Accordingly, in a late and well considered case, the supreme court of Missouri, speaking of estoppels by deed, said:

“We think it well settled that where the incumbrance is not made a part of the consideration, and not deducted from it, and where it is not assumed by the grantee, the recital in a deed that the conveyance is subject to an incumbrance does not estop the grantee from showing that what purports to be an incumbrance is not one in fact because of its invalidity, or because it has been satisfied.” Brooks v. Owen, 112 Mo. 251 (19 S. W. 725).

The court cites a large number of cases in support of the doctrine thus enunciated, and if the law is correctly stated in the opinion in that case, and we think it is, we are unable to perceive any reason why the same principle should not apply to the case of a mortgagee where his mortgage contains a bare recital that it is subject to a prior mortgage. Even where the general rule contended for by appellant is recognized, a subsequent mortgagee of chattels is not precluded from showing that the prior mortgage has been paid, or that the property described was never subject to the mortgage, or that the supposed prior mortgage was absolutely void. Jones, Chattel Mortgages, §488; Barry v. Bennett, 7 Metc. (Mass.) 359.

In the case at bar the respondent, as we have seen, received a mortgage simply reciting that it was subject to a certain other mortgage of the same date in favor of the appellant. If it was a fact that no such mortgage ever existed, was the respondent estopped from showing it in a case where the mortgagor was himself denying its existence and validity? We think not. On the contrary we are of the opinion that, under the circumstances, the respondent had a right to interpose any objection to the mortgage *629that the mortgagor was interposing. Flanders v. Doyle, 16 Ill. App. 508.

The case at bar is distinguishable from the cases of Clapp v. Halliday, 48 Ark. 258 (2 S. W. 853), and Muncie National Bank v. Brown, 112 Ind. 474 (14 N. E. 358), cited by the appellant. In the first of those cases the subsequent mortgagee accepted a mortgage not only reciting a prior one, but expressly stipulating and providing for its payment, and the court very properly held that he was estopped to deny that which he had expressly agreed was the truth.

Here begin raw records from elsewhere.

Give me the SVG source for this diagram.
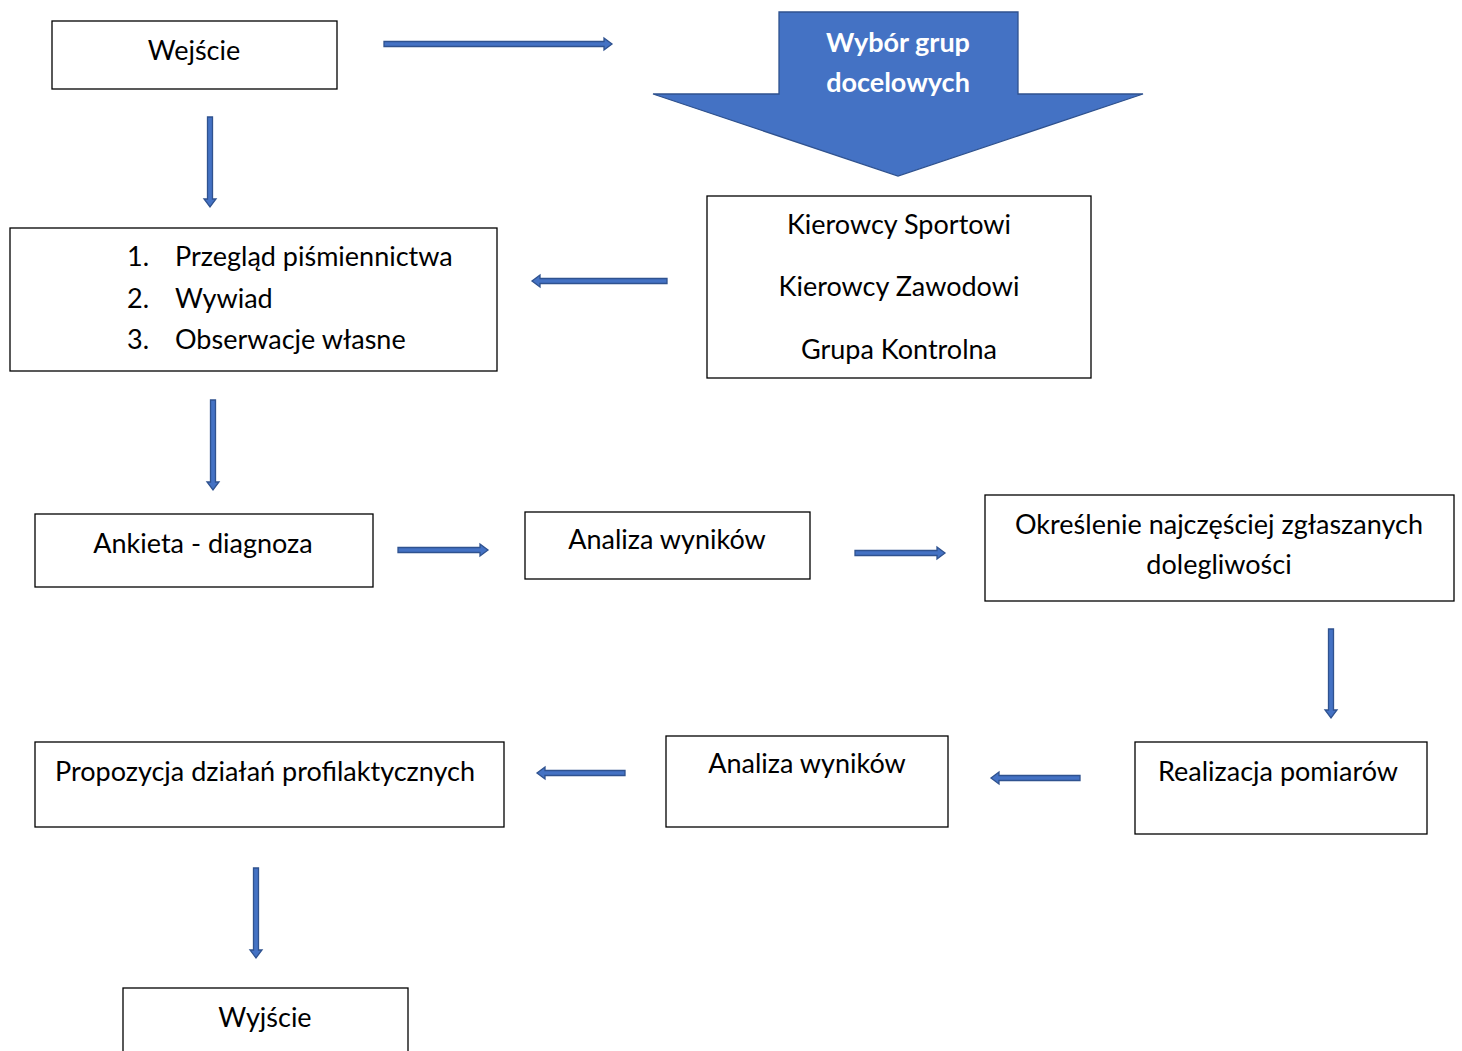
<svg xmlns="http://www.w3.org/2000/svg" width="1462" height="1051" viewBox="0 0 1462 1051">
<style>
.box{fill:#fff;stroke:#000;stroke-width:1.3}
.t{font-family:Lato,"Liberation Sans",sans-serif;font-size:27px;fill:#000}
.c{text-anchor:middle}
.w{font-family:Lato,"Liberation Sans",sans-serif;font-size:27px;font-weight:bold;fill:#fff;text-anchor:middle}
.arr{fill:#4472C4;stroke:#2F528F;stroke-width:1.3}
</style>
<rect width="1462" height="1051" fill="#fff"/>
<g id="connectors">
<path class="arr" d="M384 41.5 H604 V38 L612 44 L604 50 V46.5 H384 Z"/>
<path class="arr" d="M207.5 117 V199 H204 L210 207 L216 199 H212.5 V117 Z"/>
<path class="arr" d="M667 278.5 H540 V275 L532 281 L540 287 V283.5 H667 Z"/>
<path class="arr" d="M210.5 400 V482 H207 L213 490 L219 482 H215.5 V400 Z"/>
<path class="arr" d="M398 547.5 H480 V544 L488 550 L480 556 V552.5 H398 Z"/>
<path class="arr" d="M855 550.5 H937 V547 L945 553 L937 559 V555.5 H855 Z"/>
<path class="arr" d="M1328.5 629 V710 H1325 L1331 718 L1337 710 H1333.5 V629 Z"/>
<path class="arr" d="M1080 775.5 H999 V772 L991 778 L999 784 V780.5 H1080 Z"/>
<path class="arr" d="M625 770.5 H545 V767 L537 773 L545 779 V775.5 H625 Z"/>
<path class="arr" d="M253.5 868 V950 H250 L256 958 L262 950 H258.5 V868 Z"/>
</g>
<g id="wejscie"><rect class="box" x="52" y="21" width="285" height="68"/><text class="t c" x="194" y="60">Wejście</text></g>
<g id="wybor"><path class="arr" d="M779 12 H1018 V94 H1143 L898 176 L653 94 H779 Z"/><text class="w" x="898" y="52">Wybór grup</text><text class="w" x="898" y="92">docelowych</text></g>
<g id="metody"><rect class="box" x="10" y="228" width="487" height="143"/>
<text class="t" x="127" y="266">1.</text><text class="t" x="175" y="266">Przegląd piśmiennictwa</text>
<text class="t" x="127" y="308">2.</text><text class="t" x="175" y="308">Wywiad</text>
<text class="t" x="127" y="349">3.</text><text class="t" x="175" y="349">Obserwacje własne</text></g>
<g id="grupy"><rect class="box" x="707" y="196" width="384" height="182"/>
<text class="t c" x="899" y="234">Kierowcy Sportowi</text>
<text class="t c" x="899" y="296">Kierowcy Zawodowi</text>
<text class="t c" x="899" y="359">Grupa Kontrolna</text></g>
<g id="ankieta"><rect class="box" x="35" y="514" width="338" height="73"/><text class="t c" x="203" y="553">Ankieta - diagnoza</text></g>
<g id="analiza1"><rect class="box" x="525" y="512" width="285" height="67"/><text class="t c" x="667" y="549">Analiza wyników</text></g>
<g id="okreslenie"><rect class="box" x="985" y="495" width="469" height="106"/><text class="t c" x="1219" y="534">Określenie najczęściej zgłaszanych</text><text class="t c" x="1219" y="574">dolegliwości</text></g>
<g id="realizacja"><rect class="box" x="1135" y="742" width="292" height="92"/><text class="t c" x="1278" y="781">Realizacja pomiarów</text></g>
<g id="analiza2"><rect class="box" x="666" y="736" width="282" height="91"/><text class="t c" x="807" y="773">Analiza wyników</text></g>
<g id="propozycja"><rect class="box" x="35" y="742" width="469" height="85"/><text class="t c" x="265" y="781">Propozycja działań profilaktycznych</text></g>
<g id="wyjscie"><rect class="box" x="123" y="988" width="285" height="80"/><text class="t c" x="265" y="1027">Wyjście</text></g>
</svg>
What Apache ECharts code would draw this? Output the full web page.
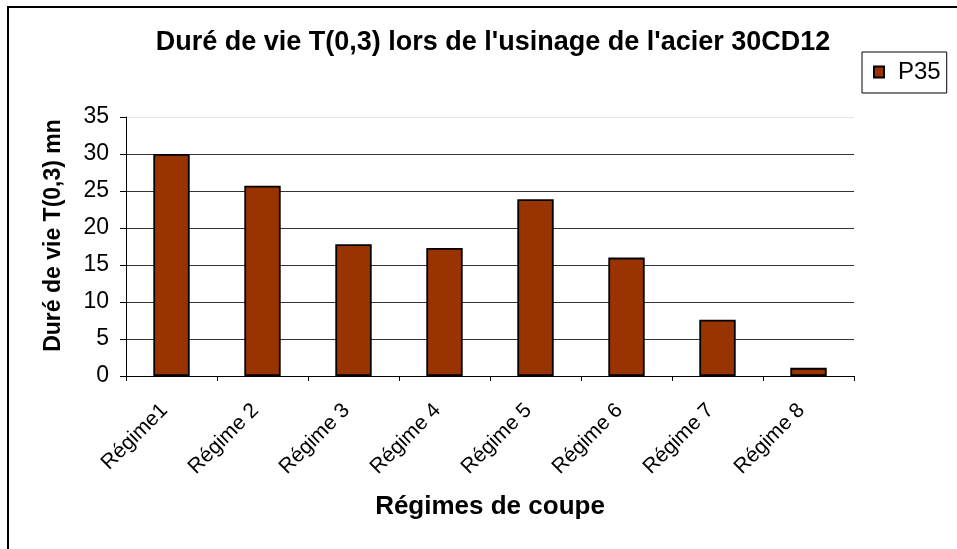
<!DOCTYPE html>
<html>
<head>
<meta charset="utf-8">
<script src="https://cdn.jsdelivr.net/npm/echarts@6/dist/echarts.min.js"></script>
<style>
  html, body { margin: 0; padding: 0; background: #fff; }
  #chart { width: 957px; height: 549px; }
</style>
</head>
<body>
<div id="chart"></div>
<script>
// Tool life T(0,3) per cutting regime, carbide grade P35
const categories = ['Régime1', 'Régime 2', 'Régime 3', 'Régime 4', 'Régime 5', 'Régime 6', 'Régime 7', 'Régime 8'];
const p35 = [30.0, 25.7, 17.8, 17.3, 23.9, 16.0, 7.6, 1.1];
const yTicks = [0, 5, 10, 15, 20, 25, 30, 35];

const FONT = '"Liberation Sans", Arial, sans-serif';
const chart = echarts.init(document.getElementById('chart'), null, { renderer: 'canvas' });

chart.setOption({
  backgroundColor: '#fff',
  animation: false,
  title: {
    text: "Duré de vie T(0,3) lors de l'usinage de l'acier 30CD12",
    left: 488,
    textAlign: 'center',
    top: 24,
    textStyle: { fontFamily: FONT, fontWeight: 'bold', fontSize: 27, color: '#000' }
  },
  legend: {
    data: ['P35'],
    left: 862,
    top: 52,
    padding: [8, 6, 9, 11],
    itemWidth: 10,
    itemHeight: 11,
    borderColor: '#000',
    borderWidth: 1,
    backgroundColor: '#fff',
    icon: 'rect',
    textStyle: { fontFamily: FONT, fontSize: 24, color: '#000', padding: [0, 0, 0, 9] }
  },
  graphic: [{
    type: 'rect',
    shape: { x: 8, y: 7, width: 1000, height: 600 },
    style: { fill: 'none', stroke: '#000', lineWidth: 2 },
    silent: true,
    z: -1
  }],
  grid: { left: 126, right: 103, top: 117, bottom: 173, containLabel: false },
  xAxis: {
    type: 'category',
    data: categories,
    boundaryGap: true,
    name: 'Régimes de coupe',
    nameLocation: 'middle',
    nameGap: 118,
    nameTextStyle: { fontFamily: FONT, fontWeight: 'bold', fontSize: 26, color: '#000' },
    axisLine: { lineStyle: { color: '#000', width: 1 } },
    axisTick: { show: true, inside: false, length: 5, lineStyle: { color: '#000' } },
    axisLabel: { rotate: 45, margin: 24, padding: [0, 10, 0, 0], fontFamily: FONT, fontSize: 21, color: '#000', interval: 0 },
    splitLine: { show: false }
  },
  yAxis: {
    type: 'value',
    min: yTicks[0],
    max: yTicks[yTicks.length - 1],
    interval: 5,
    name: 'Duré de vie T(0,3) mn',
    nameLocation: 'middle',
    nameGap: 61,
    nameTextStyle: { fontFamily: FONT, fontWeight: 'bold', fontSize: 23, color: '#000', padding: [0, 0, 0, 22] },
    axisLine: { show: true, lineStyle: { color: '#000', width: 1 } },
    axisTick: { show: true, inside: false, length: 6, lineStyle: { color: '#000' } },
    axisLabel: { margin: 17, fontFamily: FONT, fontSize: 23, color: '#000' },
    splitLine: {
      show: true,
      lineStyle: { color: ['#000', '#333', '#333', '#333', '#333', '#333', '#333', '#e6e6e6'], width: 1 }
    }
  },
  series: [{
    name: 'P35',
    type: 'bar',
    data: p35,
    barWidth: '40%',
    itemStyle: { color: '#993300', borderColor: '#000', borderWidth: 1.8 }
  }]
});
</script>
</body>
</html>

In the second, it was held that the subsequent mortgagee would not be permitted to assail a prior mortgage on the ground that it was made to defraud creditors. That decision is evidently correct in principle, for in such a case the mortgagor himself would be estopped to assert that he had executed a mortgage for such a purpose.

Owing to the peculiar condition of the record in this case, and the probability that the same condition will not again arise, we have purposely refrained from deciding the several points raised by the motion to dismiss the appeal, though we are rather inclined to the view that some of them are not without merit.

The judgment is affirmed.

Dunbar, C. J., and Stiles and Hoyt, JJ., concur.






Dissenting Opinion

Scott, J.

(dissenting).- — I dissent. I think the proof shows a consideration and delivery, and that appellant had a valid mortgage.